Thoughts on Economic Impact of Flooding in Nigeria.

 Nigeria was supposed to complete a Dam called Dasen Hausa Dam in Adamawa in 1982, but we didn't till date. And that is why Nigeria gets flooded when Cameroon releases water from it's Lagdo Dam. 


Today, about 27-33 states are experiencing flooding issues because of failure of governments environmental policy and general incompetence in the area of environment. Even when a leading presidential aspirant says that he will ask the Western world to keep "their climate change" to themselves. He doesn't  realize that climate change is more of our problem, just like it's that of the West. 


Food inflation will be high next year and will easily take headline inflation to the region of 30-35% before end of 2023. So Nigerians, brace up.
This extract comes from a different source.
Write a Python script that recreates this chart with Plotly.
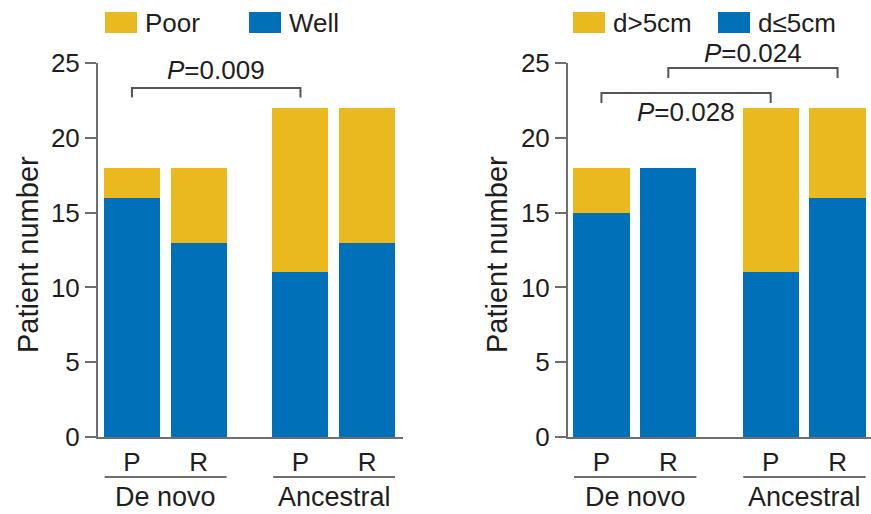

And don't forget that it is an election year, so money supply will go up, so the inflation projection  can easily rise to 37%.


A double digit increase in headline inflation will mean an increase in interest rates further slowing down economic output and slowing down job creation or leading to job losses. We need to invest in remote skills and restructure post-graduate human capital skills desperately to encourage forex earnings and coping off the youth population, and to also discourage brain drain. Waste should be cut at state level and invested in critical sectors like education and health to prevent loss of health workers. 

We can cope with floods and use counter-cyclical tools to fight inflation. But the loss of our best brains, especially our health workers and teachers can reduce the quality of human capital drastically, making it difficult to achieve faster recovery of economic loses.